United States: Heyday or Decline?
Can one mistake a seemingly emerging period, like the supposed "new American golden age" proclaimed by Trump, for one that is actually a swan song? Of course: at certain times of the year, like this one in January, the velvety red of sunrise and sunset are identical, especially on windy days like those we had last week. Perhaps MAGA America is a pure optical illusion, more twilight than dawn. Perhaps even such a striking and militarily flawless success as the kidnapping of Maduro doesn't mean much. The history of empires is a succession of chance apogees and inexorable declines. Despite the diversity of contexts, cultures, and political structures, periods of decline share some recurring features from the earliest civilizations to contemporary powers. In the ancient world, one of the most common, though not the only, was the inability to maintain increasingly complex and expensive structures. The impossibility of effective territorial administration, suffocating tax pressure, and the need for gigantic armies were common features of the imperial declines of antiquity; the Roman case is the most studied and often the most emblematic. In the modern world, the agony of the Ottoman Empire, for example, is also significant: excessive bureaucracy, loss of military control, and an inability to adapt to changing times. In general, history shows that decline is not exactly an accident, but a structural process that inevitably accompanies the very logic of imperial expansion. Precisely for this reason, Emmanuel Todd accurately predicted the fall of the USSR a decade in advance, based primarily on demographic indicators.

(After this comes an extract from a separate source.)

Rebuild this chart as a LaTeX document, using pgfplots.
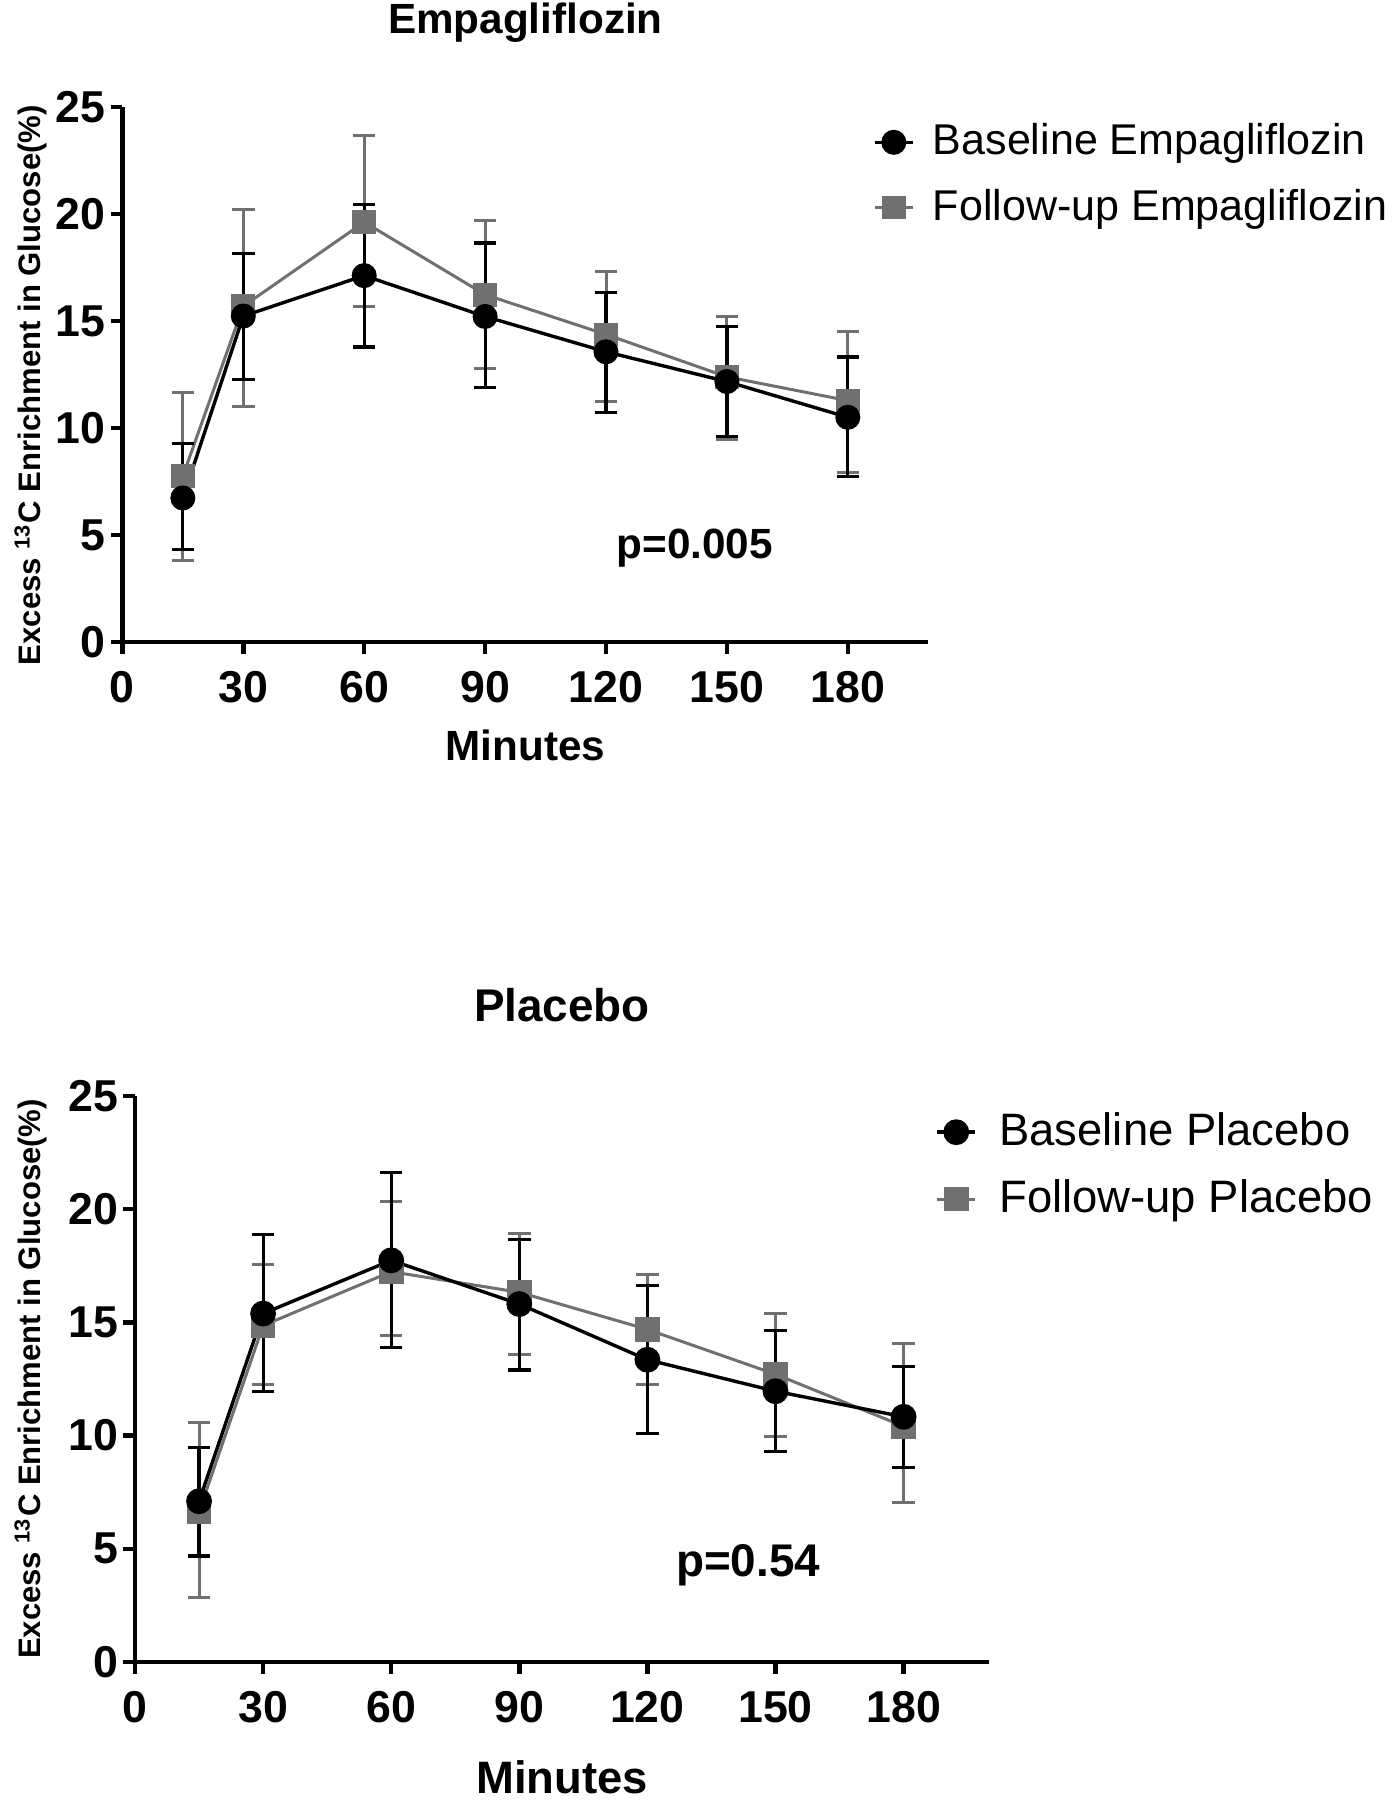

Sometimes, moments of (apparent) brilliance coincide with underlying tensions that foreshadow decline; the aforementioned metaphor of the swan song aptly summarizes these situations. Periods of economic upturn or structural change can be deceptive: many empires have experienced phases of apparent growth or expansion just before collapsing. In the case of the Ottoman Empire in the 19th century, the modernizing reforms masked a crumbling, exhausted structure. The same occurred with the changes that Mikhail Gorbachev proposed to the USSR around 1985. Contrary to what the well-intentioned Western armchair Marxists wanted to perceive at the time—a vigorous aggiornamento of real socialism that would be an alternative to American capitalism—the perestroika It was the swan song of a system that, in fact, never worked. The Trumpian political narrative can create the illusory feeling of vigor, and the ever-reliable narrative of "national rebirth" mobilizes, unites, and generates expectations both within and beyond imperial borders. In contrast, deep structural weaknesses, such as inequalities or demographic dysfunctions, are less conspicuous. Within the MAGA world, expressions like "new golden age" or similar ones are part of a political narrative, not an objective diagnosis. No one doubts the success of the Maduro operation, but a swan song is usually precisely that: a final burst of energy and power immediately before decline. Is this really the case for the United States? Perhaps the answer lies in the fixation on Greenland, which, incidentally, predates Trump by quite some time. When an empire depends too heavily on suppliers, raw materials, or technologies from other powers, something is amiss. In fact, the history of tariffs, in this precise sense, has an ambivalent interpretation. Having the upper hand doesn't guarantee what gets cooked or not cooked. I mean, hoarding all of Venezuela's oil doesn't mean much if your automotive industry is already rotten or if your agricultural production depends largely on the undocumented labor you paradoxically want to expel.
The Rome of Caligula (37-41 AD) was immense and rich, but also turbulent and unstable in every sense. Let it be clear that I do not intend to make a comparison that would necessarily be anachronistic, but merely to offer an illustration. The brief reign of that sinister figure combined a beginning of hope and optimism with a growing climate of fear, extravagance, cruelty, and tension among the people, the Senate, and the army. However, at that time the Roman Empire had no real rival: the Punic Wars had ended victoriously almost two centuries earlier. The Carthage of the United States, on the other hand, exists. It is called China, and it is the world's factory.